Governance Project: Influencing the legislative framework for improved service delivery and accountable management and utilization of public and natural resources.
Project background: In 2013, Zimbabwe adopted a new constitution that, comparatively to its predecessor, has a greater scope of progressive provisions that are aligned with the international human rights architecture. Building on from there, the government has embarked on an exercise to align various pieces of legislation and policies with the provisions of the new constitution. Given the political volatility of the country, the ongoing legislative and policy reform process led by the government represents a great window of opportunity for civil society to ensure the entrenchment of the relevant provisions of the constitution that guarantee the social, economic and political rights of the people of Zimbabwe
The new constitutional dispensation that came out of a protracted political dialogue is accompanied with an uncharacteristic government emphasis on service delivery through its most recent economic development blue print, the Zimbabwe Agenda for Sustainable Socio- Economic Transformation (Zim Asset). The blueprint is largely inward looking in terms of raising resources for its implementation, sighting the huge natural resource base of the country. This is against a background of several years of decline in agricultural production which used to be the backbone of the country’s economy producing huge surpluses that ensured food security at households and national level and significant revenue inflows from exports. With the mining industry taking centre stage as the key driver of the economy in the absence of a vibrant agricultural sector, it is critical that natural resources in the extractives sector are exploited and managed in a manner that benefits the population. Oxfam and its partners are cognizant of the fact that a clear legislative framework is instrumental for public accountability and transparency.
This pilot project is therefore developed to capitalise on the window of opportunity that is presented by the legislative reform processes in which the government is involved following the adoption of the new constitution. While emphasis by government is on ensuring alignment with the new constitution, Oxfam and its partners realise the opportunity that this process presents in terms of pushing for legislative and policy changes that under different circumstances would be significantly more difficult and less likely to yield any change in the short run. The pilot project will influence the legislative reforms that will provide for the accountable and transparent use of public natural resources for improved service delivery to poor communities.
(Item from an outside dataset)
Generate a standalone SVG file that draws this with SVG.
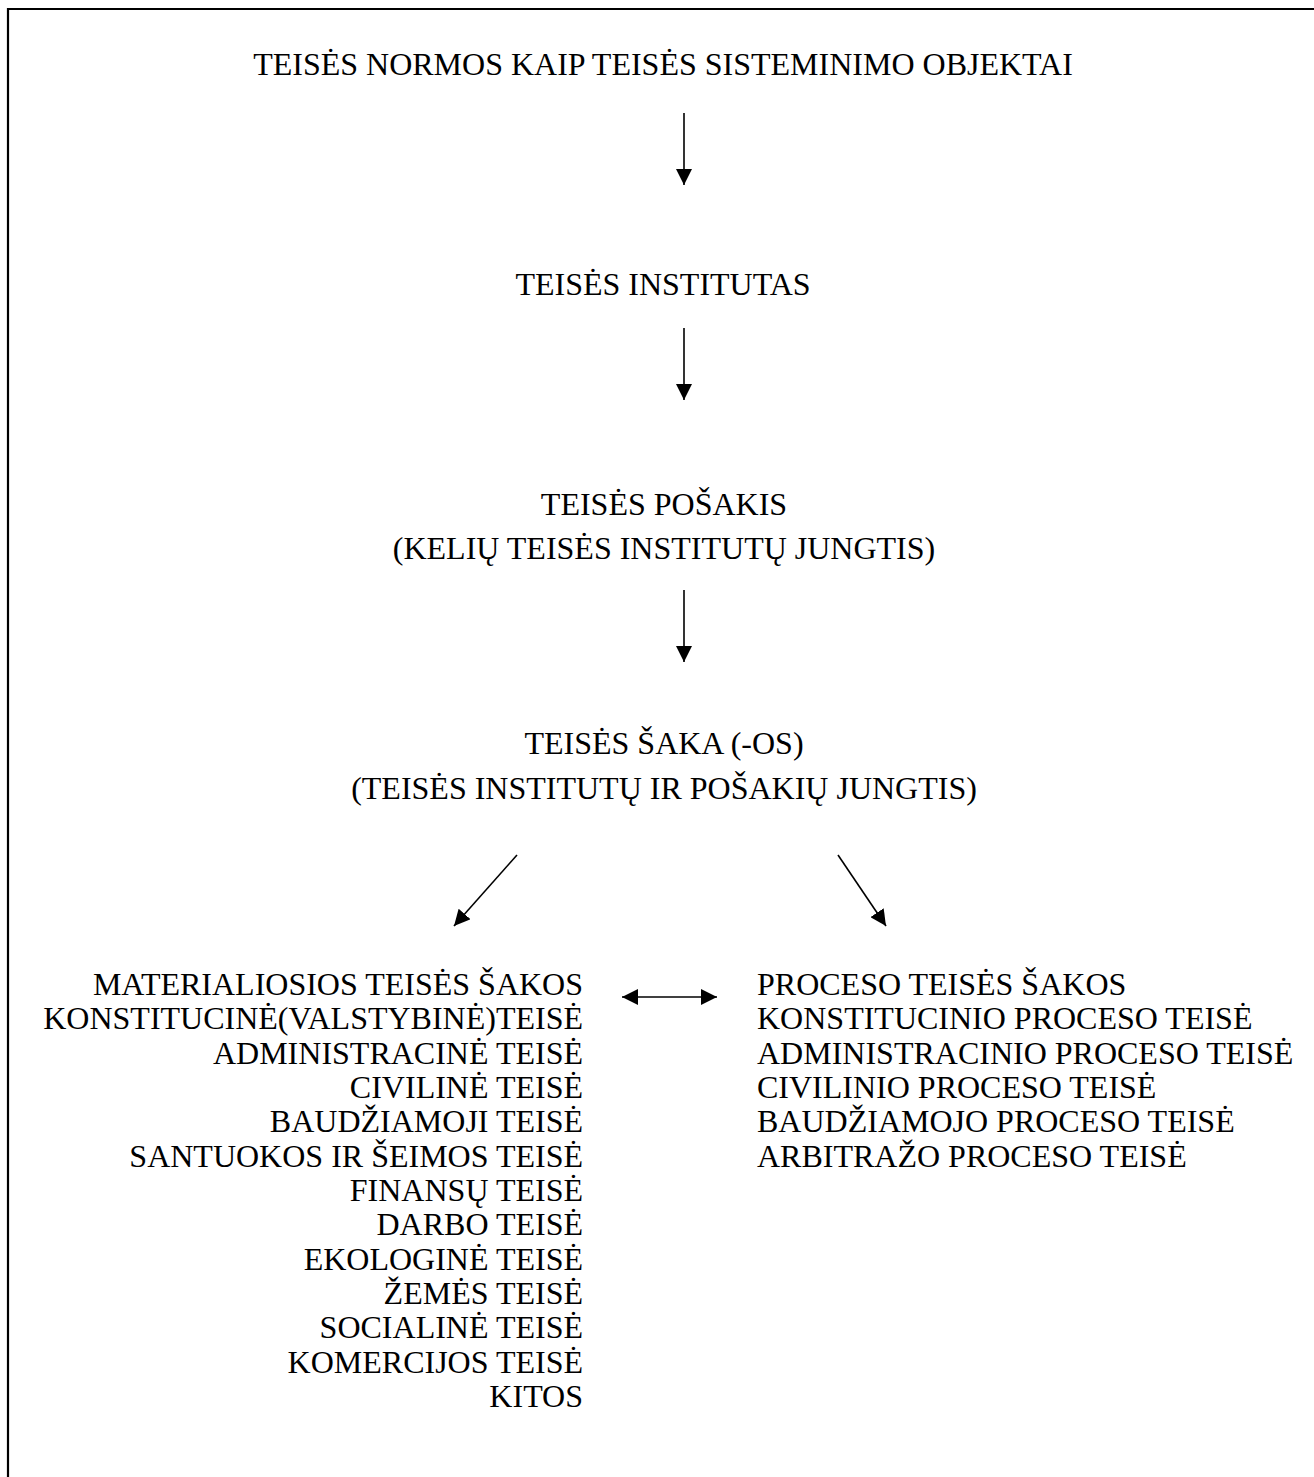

This project aims to focus on ensuring that the fundamental provisions of the new Constitution, especially on gender equality and socio-economic rights, inform the legislation that governs basic service delivery and the utilization of natural and public resources. The project will strive to facilitate citizen participation (bringing out women and men’s voices) on issues of gender equality and socio-economic rights as enshrined in the new constitution while echoing the provisions of the Zim Asset in ensuring that natural and public resources benefit the people. The programme envisages the ability of rights holders to demand accountability from duty bearers. This programme is driven by the impetus that individual and community investment in issues dear to them is the seed from which change begins. It is the desire for change that redresses the policies and practices that perpetuate poverty and inequitable access to basic human rights.
In summary, the intervention seeks to promote and advance the Constitution and to address unequal power relations, to ensure that the poorest and most marginalised, especially women and youth have Equity, voice and representation in terms of access to resources, access to services. The interventions aim to work towards People’s empowerment, activism and solidarity. Our work on the new constitution will thus comprise three critical elements: Alignment, Knowledge Building and Implementation, all driven by participatory and consultative citizen engagement.
While there are several acts that the government is working on the project is focusing on the following acts that have a significant bearing on accountable delivery of services especially by local authorities, the management and utilisation of natural and public resources and the participation of communities in local development planning processes.
• Local Governance
- Urban Councils Act
- Rural District Councils act.
- Traditional leaders
• Extractives Industries
- The Mines and Minerals Act
- The Minerals Marketing Act
- The Indigenisation and Economic Empowerment Act
• Agriculture and the environment
- Agricultural Land Settlement Act,
- Communal Land Act,
- Land Acquisition Act,
- Rural Land Act
- Water and forestation Act
a. It is anticipated that the model Bills to-be-designed will speed up the process for realignment of economic empowerment laws and policies.
b. It is also anticipated that the pilot project will lead to a framework for a bigger programme targeting realignment of other laws besides the ones identified above as well as the capacity development of relevant Ministries to be able to implement the realigned laws.
c. The pilot project is also expected to build the capacity of the rights holders to be able to assert their rights within the reformed legislative institutional framework.
• Legislation and policy analysis
• Community consultations, capturing citizens’ voices.
• Development of model laws
• Advocacy for the adoption of legislative and policy proposals.